No balanço mensal, houve fechamento da curva. A taxa para janeiro de 2026 fechou 50 pontos-base, o para 2027, 92 pontos-base, e o para 2029, 98 pontos-base.
Nesta sexta-feira, a taxa de depósito interfinanceiro (DI) para janeiro de 2026 subiu para 14,940%, de 14,860% no ajuste anterior, e o para janeiro de 2027 avançou a 15,035%, de 14,934%. Já o DI para janeiro de 2029 encerrou estável a 14,77%.
“Acho que tem um componente surpresa na decisão de EUA começarem a taxar México, Canadá e China neste sábado, o mercado vinha operando na expectativa de que o presidente Donald Trump fosse blefar e postergar o início das tarifas. Além disso, essas ações aumentam o risco de uma guerra comercial ampla e de uma escalada inflacionária nos próximos meses nos EUA”, avalia o economista-chefe da Nova Futura, Nicolas Borsoi.
A ponta longa da curva de juros brasileira, contudo, passou boa parte do pregão com viés de baixa. “O movimento foi em função do resultado fiscal, com dívida pública menor”, considera o economista-chefe da Equador Investimentos, Eduardo Velho.
O setor público consolidado teve déficit primário de R$ 47,553 bilhões em 2024, um pouco menos negativo do que a mediana do Projeções Broadcast (-R$ 48,80 bilhões). Já a Dívida Bruta do Governo Geral (DBGG) como proporção do Produto Interno Bruto (PIB) passou de 77,7% em novembro para 76,1% em dezembro.
O mercado também focou na Pnad Contínua, que mostrou uma taxa de desocupação em 6,2% no trimestre encerrado em dezembro, no teto das previsões do Projeções Broadcast.

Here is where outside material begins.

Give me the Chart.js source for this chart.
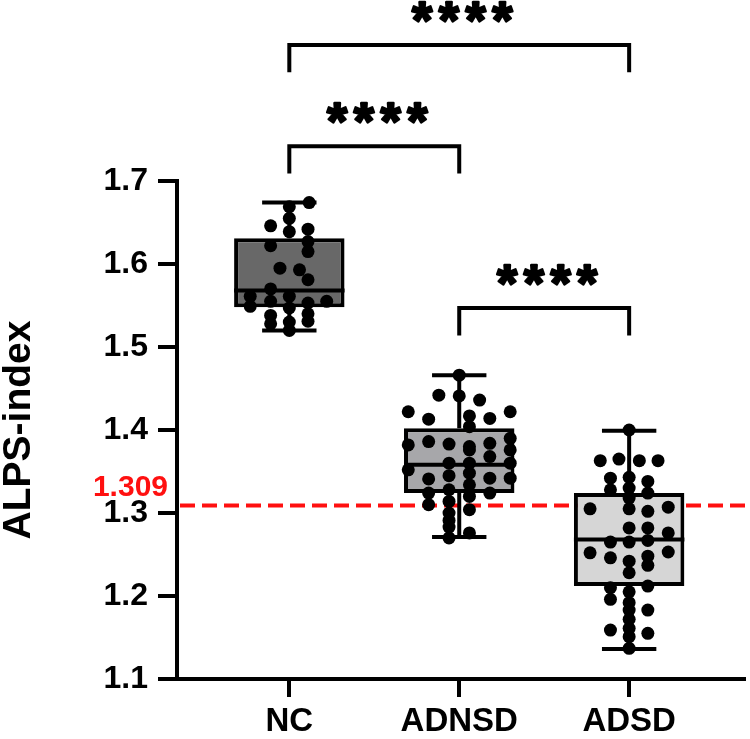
<!DOCTYPE html>
<html>
<head>
<meta charset="utf-8">
<script src="https://cdn.jsdelivr.net/npm/chart.js@4.4.0/dist/chart.umd.min.js"></script>
<style>
html,body{margin:0;padding:0;background:#fff;}
#wrap{width:750px;height:739px;position:relative;}
</style>
</head>
<body>
<div id="wrap"><canvas id="c"></canvas></div>
<script>
// ---------- data ----------
const categories = ['NC', 'ADNSD', 'ADSD'];
const yTickValues = [1.1, 1.2, 1.3, 1.4, 1.5, 1.6, 1.7];

const boxMin    = [1.520, 1.271, 1.136];
const boxQ1     = [1.548, 1.324, 1.212];
const boxMedian = [1.568, 1.358, 1.268];
const boxQ3     = [1.631, 1.402, 1.324];
const boxMax    = [1.674, 1.466, 1.399];

const ncValues = [1.674,1.669,1.655,1.646,1.642,1.639,1.627,1.622,1.615,1.595,1.593,1.581,1.570,1.561,1.561,1.555,1.553,1.555,1.549,1.547,1.538,1.540,1.530,1.528,1.531,1.520];
const ncJitter = [0.117,0,0,-0.11,0.11,0,0.11,-0.11,0.11,-0.055,0.06,0.11,-0.11,-0.23,0,-0.11,0.11,0.22,-0.23,0,-0.11,0.11,0,-0.11,0.11,0];

const adnsdValues = [1.466,1.442,1.441,1.436,1.422,1.422,1.413,1.417,1.414,1.404,1.382,1.386,1.383,1.380,1.384,1.390,1.376,1.376,1.368,1.360,1.360,1.360,1.352,1.341,1.345,1.348,1.342,1.342,1.334,1.328,1.324,1.324,1.320,1.310,1.314,1.300,1.304,1.291,1.283,1.276,1.270];
const adnsdJitter = [0,-0.12,0,0.12,-0.30,0.30,-0.18,0.06,0.18,0.06,-0.30,-0.18,-0.06,0.06,0.18,0.30,0.30,0.06,0.18,0.30,-0.06,0.06,-0.30,-0.18,-0.06,0.06,0.18,0.30,0.06,-0.06,-0.18,0.18,0.06,-0.18,-0.06,-0.06,0.06,-0.06,-0.06,0.06,-0.06];

const adsdValues = [1.400,1.363,1.365,1.363,1.363,1.342,1.343,1.338,1.328,1.330,1.324,1.318,1.305,1.305,1.302,1.307,1.282,1.282,1.276,1.265,1.265,1.267,1.252,1.246,1.242,1.248,1.237,1.253,1.228,1.210,1.205,1.212,1.196,1.192,1.183,1.183,1.172,1.159,1.161,1.155,1.151,1.137];
const adsdJitter = [0,-0.17,-0.06,0.06,0.17,-0.11,0,0.11,-0.11,0,0.11,0,-0.23,0,0.11,0.23,0,0.11,0.23,-0.11,0,0.11,-0.23,-0.11,0,0.11,0.11,0.23,0,-0.11,0,0.11,-0.11,0,0.11,0,0,-0.11,0,0.11,0,0];

const cutoffValue = 1.309;
const cutoffLabel = '1.309';

// significance comparisons: from/to category index, bracket level (y units)
const compFrom  = [1, 0, 0];
const compTo    = [2, 1, 2];
const compLevel = [1.547, 1.742, 1.864];
const compLabel = ['****', '****', '****'];

// ---------- styling ----------
const FONT = '"Liberation Sans", Arial, Helvetica, sans-serif';
const boxFill = ['#686868', '#a7a7aa', '#d6d6d6'];
const bracketDrop = 0.033;
const starLift = 0.040;

function pts(vals, jit, idx) {
  return vals.map((v, i) => ({ x: idx + jit[i], y: v }));
}

const overlay = {
  id: 'overlay',
  beforeDatasetsDraw(chart) {
    const { ctx, chartArea, scales: { y } } = chart;
    const py = y.getPixelForValue(cutoffValue);
    ctx.save();
    ctx.strokeStyle = '#ff1010';
    ctx.lineWidth = 4;
    ctx.setLineDash([15, 7]);
    ctx.beginPath();
    ctx.moveTo(chartArea.left + 3, py);
    ctx.lineTo(chart.width, py);
    ctx.stroke();
    ctx.setLineDash([]);
    ctx.fillStyle = '#ff1010';
    ctx.font = 'bold 30px ' + FONT;
    ctx.textAlign = 'right';
    ctx.textBaseline = 'alphabetic';
    ctx.fillText(cutoffLabel, chartArea.left - 9, py - 10);
    ctx.restore();
  },
  afterDatasetDraw(chart, args) {
    if (chart.data.datasets[args.index].type !== 'bar') return;
    const { ctx, scales: { x, y } } = chart;
    ctx.save();
    ctx.strokeStyle = '#000';
    ctx.lineWidth = 4;
    ctx.lineCap = 'butt';
    const meta = chart.getDatasetMeta(args.index);
    categories.forEach((c, i) => {
      const cx = x.getPixelForValue(i);
      const bar = meta.data[i];
      const half = bar.width / 2;
      const capHalf = (x.getPixelForValue(0.16) - x.getPixelForValue(0));
      ctx.beginPath();
      ctx.moveTo(cx, y.getPixelForValue(boxQ3[i]));
      ctx.lineTo(cx, y.getPixelForValue(boxMax[i]));
      ctx.moveTo(cx, y.getPixelForValue(boxQ1[i]));
      ctx.lineTo(cx, y.getPixelForValue(boxMin[i]));
      ctx.stroke();
      ctx.beginPath();
      ctx.moveTo(cx - capHalf, y.getPixelForValue(boxMax[i]));
      ctx.lineTo(cx + capHalf, y.getPixelForValue(boxMax[i]));
      ctx.moveTo(cx - capHalf, y.getPixelForValue(boxMin[i]));
      ctx.lineTo(cx + capHalf, y.getPixelForValue(boxMin[i]));
      ctx.stroke();
      ctx.beginPath();
      ctx.moveTo(cx - half, y.getPixelForValue(boxMedian[i]));
      ctx.lineTo(cx + half, y.getPixelForValue(boxMedian[i]));
      ctx.stroke();
    });
    ctx.restore();
  },
  afterDraw(chart) {
    const { ctx, scales: { x, y } } = chart;
    ctx.save();
    ctx.strokeStyle = '#000';
    ctx.fillStyle = '#000';
    ctx.font = 'bold 52px ' + FONT;
    const m = ctx.measureText('*');
    const asc = m.actualBoundingBoxAscent, desc = m.actualBoundingBoxDescent;
    compFrom.forEach((f, k) => {
      const x1 = x.getPixelForValue(f), x2 = x.getPixelForValue(compTo[k]);
      const yb = y.getPixelForValue(compLevel[k]);
      const yl = y.getPixelForValue(compLevel[k] - bracketDrop);
      ctx.lineWidth = 4;
      ctx.lineJoin = 'miter';
      ctx.beginPath();
      ctx.moveTo(x1, yl);
      ctx.lineTo(x1, yb);
      ctx.lineTo(x2, yb);
      ctx.lineTo(x2, yl);
      ctx.stroke();
      const ys = y.getPixelForValue(compLevel[k] + starLift);
      const label = compLabel[k];
      const spacing = 26.7;
      const mid = (x1 + x2) / 2 + 3;
      ctx.textAlign = 'center';
      ctx.textBaseline = 'alphabetic';
      ctx.lineWidth = 2.5;
      ctx.lineJoin = 'round';
      for (let s = 0; s < label.length; s++) {
        const sx = mid + (s - (label.length - 1) / 2) * spacing;
        const by = ys + (asc - desc) / 2;
        ctx.fillText(label[s], sx, by);
        ctx.strokeText(label[s], sx, by);
      }
    });
    ctx.restore();
  }
};

new Chart(document.getElementById('c'), {
  type: 'bar',
  data: {
    datasets: [
      {
        type: 'bar',
        order: 2,
        data: categories.map((c, i) => ({ x: i, y: [boxQ1[i], boxQ3[i]] })),
        backgroundColor: boxFill,
        borderColor: '#000',
        borderWidth: 4,
        borderSkipped: false,
        categoryPercentage: 0.65,
        barPercentage: 1.0
      },
      { type: 'scatter', order: 1, data: pts(ncValues, ncJitter, 0), pointRadius: 6.5, pointBackgroundColor: '#000', pointBorderWidth: 0 },
      { type: 'scatter', order: 1, data: pts(adnsdValues, adnsdJitter, 1), pointRadius: 6.5, pointBackgroundColor: '#000', pointBorderWidth: 0 },
      { type: 'scatter', order: 1, data: pts(adsdValues, adsdJitter, 2), pointRadius: 6.5, pointBackgroundColor: '#000', pointBorderWidth: 0 }
    ]
  },
  options: {
    responsive: true,
    maintainAspectRatio: false,
    devicePixelRatio: 1,
    animation: false,
    layout: { padding: { top: 181, right: 3, left: 0, bottom: 0 } },
    plugins: { legend: { display: false }, tooltip: { enabled: false } },
    scales: {
      x: {
        type: 'linear',
        min: -0.661,
        max: 2.673,
        offset: false,
        afterBuildTicks: s => { s.ticks = categories.map((c, i) => ({ value: i })); },
        afterFit: s => { s.height = 60; },
        ticks: {
          callback: v => categories[v],
          color: '#000',
          font: { family: FONT, size: 33, weight: 'bold' },
          padding: 5,
          autoSkip: false,
          maxRotation: 0
        },
        grid: { offset: false, drawOnChartArea: false, color: '#000', lineWidth: 4, tickLength: 18 },
        border: { color: '#000', width: 4 }
      },
      y: {
        min: 1.1,
        max: 1.7,
        afterBuildTicks: s => { s.ticks = yTickValues.map(v => ({ value: v })); },
        afterFit: s => { s.width = 177; },
        ticks: {
          callback: v => Number(v).toFixed(1),
          color: '#000',
          font: { family: FONT, size: 32, weight: 'bold' },
          padding: 10
        },
        grid: { drawOnChartArea: false, color: '#000', lineWidth: 4, tickLength: 19 },
        border: { color: '#000', width: 4 },
        title: {
          display: true,
          text: 'ALPS-index',
          color: '#000',
          font: { family: FONT, size: 39, weight: 'bold', lineHeight: 1 },
          padding: { top: 0, bottom: 0 }
        }
      }
    }
  },
  plugins: [overlay]
});
</script>
</body>
</html>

Para o diretor de Investimentos da Nomos, Beto Saadia, grande parte do alívio nos juros longos também se refere às expectativas para a eleição de 2026. “Há uma série de imbróglios em Brasília, segundo as últimas notícias, e a questão do mercado tentando aproveitar eventual burburinho de uma não reeleição de Lula faz até mais efeito do que esses dados micro”, considera.
Na próxima semana, o mercado ficará atento à retomada das atividades no Congresso e às eleições que resultarão na troca de comando nas duas casas.